With a lack of government support, and with NGOs frequently prevented from working in the country, the opposition party, the National League for Democracy, took action in 2002 by funding the HIV/AIDS Prevention and Care Centr in the South Dagon Township.
The government's figures put the number of adults who suffer from HIV at nearly 189,000 of the countries 60 million people. Only 43 percent of those affected are currently receiving treatment.
This July, Myanmar began receiving $160m from The Global Fund, in hopes of allowing the country to extend coverage to all who suffer from the illness. However, with the healthcare system ranked as the lowest of the 190 surveyed countries by the World Health Organization, Myanmar will likely struggle to provide necessary treatment.
It is vital that over the course of the next few years, as Myanmar develops, the fight against HIV/AIDS does not stagnate but becomes even more diligent.

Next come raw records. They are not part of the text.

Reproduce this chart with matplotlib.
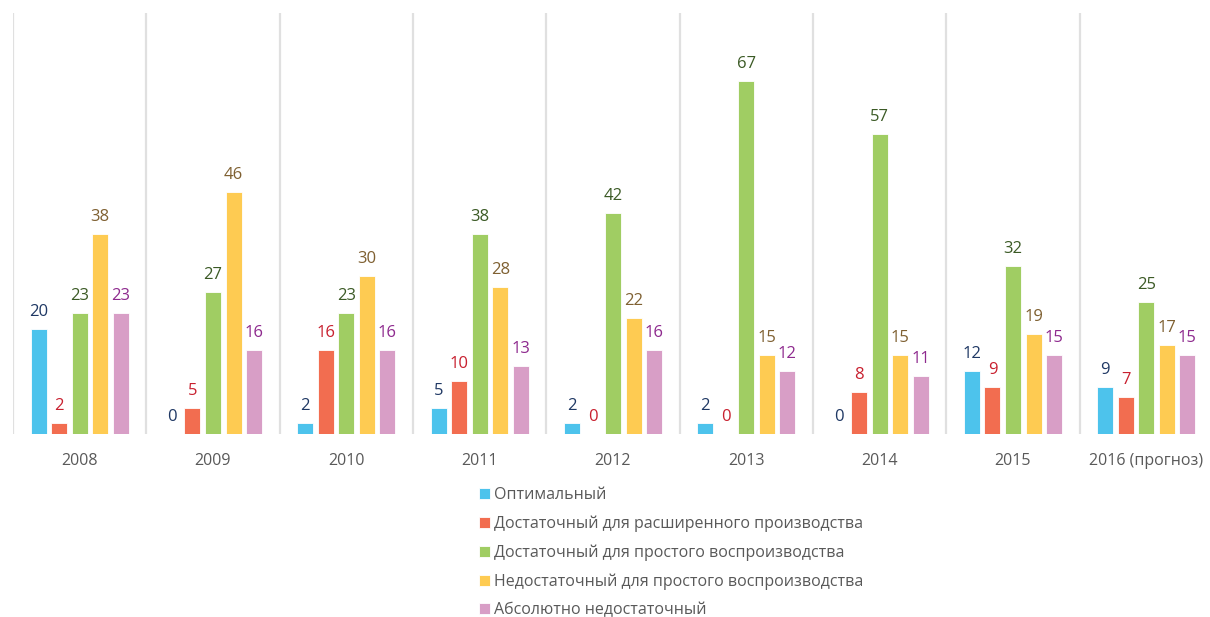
import matplotlib
matplotlib.use("Agg")
import matplotlib.pyplot as plt
import numpy as np

plt.rcParams['font.family'] = ['Open Sans', 'DejaVu Sans']

categories = ["2008", "2009", "2010", "2011", "2012", "2013", "2014", "2015", "2016 (прогноз)"]
series_names = [
    "Оптимальный",
    "Достаточный для расширенного производства",
    "Достаточный для простого воспроизводства",
    "Недостаточный для простого воспроизводства",
    "Абсолютно недостаточный",
]
optimal = [20, 0, 2, 5, 2, 2, 0, 12, 9]
sufficient_ext = [2, 5, 16, 10, 0, 0, 8, 9, 7]
sufficient_simple = [23, 27, 23, 38, 42, 67, 57, 32, 25]
insufficient_simple = [38, 46, 30, 28, 22, 15, 15, 19, 17]
absolutely_insufficient = [23, 16, 16, 13, 16, 12, 11, 15, 15]

series = [optimal, sufficient_ext, sufficient_simple, insufficient_simple, absolutely_insufficient]
bar_colors = ["#4DC3EC", "#F26D50", "#A0CD63", "#FECB52", "#D89EC6"]
label_colors = ["#1F3864", "#C8202F", "#3B5A25", "#7F6031", "#8E2A8E"]

W, H = 1210, 617
fig = plt.figure(figsize=(W / 100, H / 100), dpi=100)
ax = fig.add_axes([13 / W, (H - 434) / H, 1200 / W, 421 / H])

x = np.arange(len(categories))
step = 0.154
width = 0.12
for i, (vals, c, lc, name) in enumerate(zip(series, bar_colors, label_colors, series_names)):
    offs = (i - 2) * step
    bars = ax.bar(x + offs, vals, width=width, color=c, edgecolor='white', linewidth=0.6, label=name, zorder=3)
    ax.bar_label(bars, labels=[str(v) for v in vals], padding=6.5, color=lc, fontsize=12)

ax.set_xlim(-0.5, len(categories) - 0.5)
ax.set_ylim(0, 80)
ax.set_xticks(x)
ax.set_xticklabels(categories, color="#595959", fontsize=11.5)
ax.set_xticks(np.arange(len(categories) + 1) - 0.5, minor=True)
ax.tick_params(axis='x', which='both', length=0, pad=14)
ax.grid(axis='x', which='minor', color="#E0E0E0", linewidth=1.6, zorder=0)
ax.grid(axis='x', which='major', visible=False)
ax.set_yticks([])
for s in ax.spines.values():
    s.set_visible(False)

fig.legend(loc='upper left', bbox_to_anchor=(471 / W, (H - 479) / H), frameon=False,
           fontsize=11.5, handlelength=0.7, handleheight=0.7, handletextpad=0.25,
           labelspacing=0.78, borderpad=0, labelcolor="#595959")

fig.savefig("out.png", dpi=100)
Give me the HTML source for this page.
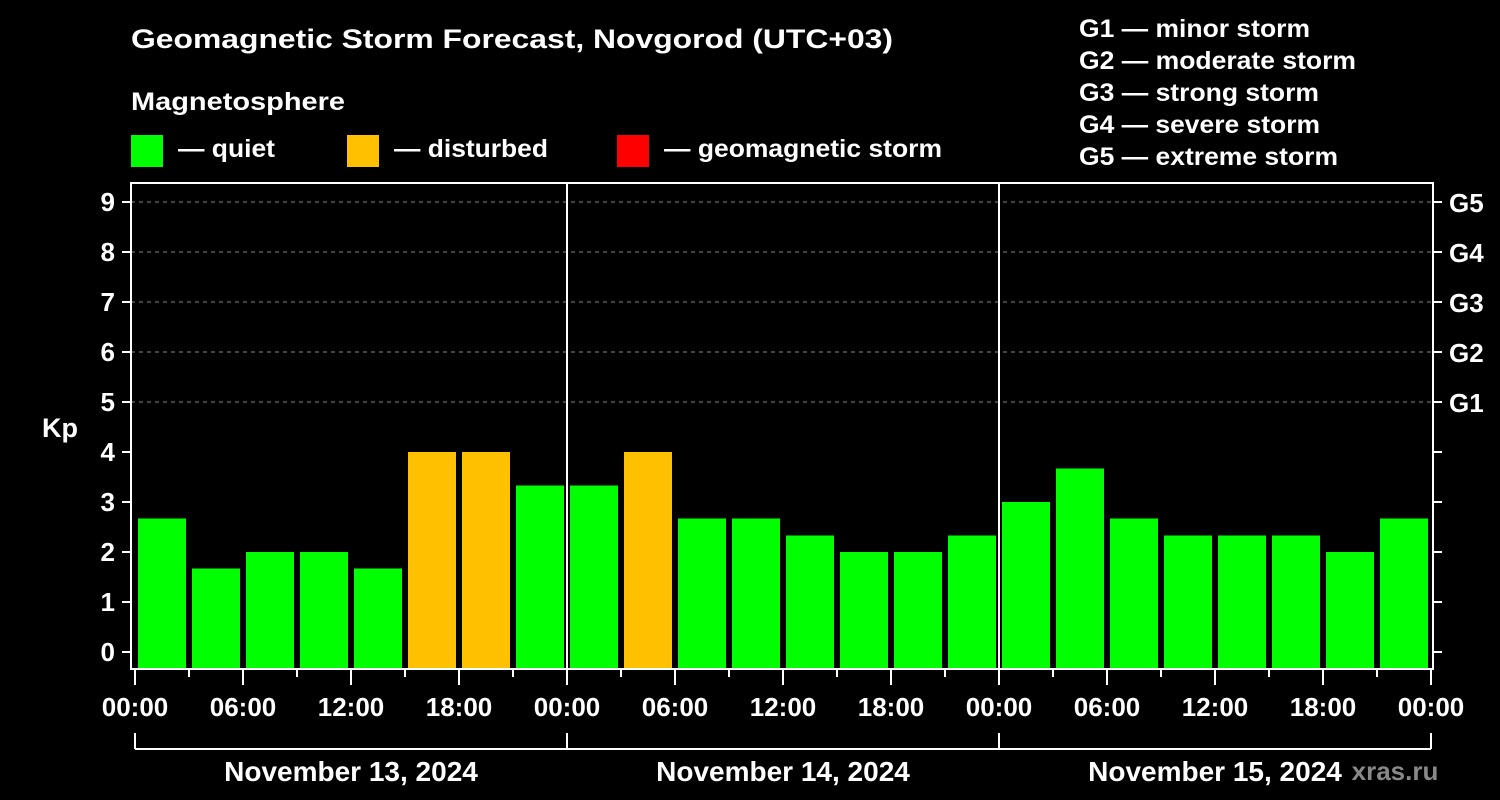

In my life I’ve met people dealing with PTSD, drug addiction, displacement and disease, and I’m struck by the similarity in spirit between these people, despite the obvious divides. It has been a goal of mine to realize and mend this schism through photography, be it mental, physical or geographical in nature.
Documenting the lives of people around the world will help those who have no access to such situations understand that the subjects of my photographs could easily be their parent, sibling or partner. Despite differences in language, skin color, religion or way of life, we all share the same basic needs for empathy, understanding and acceptance.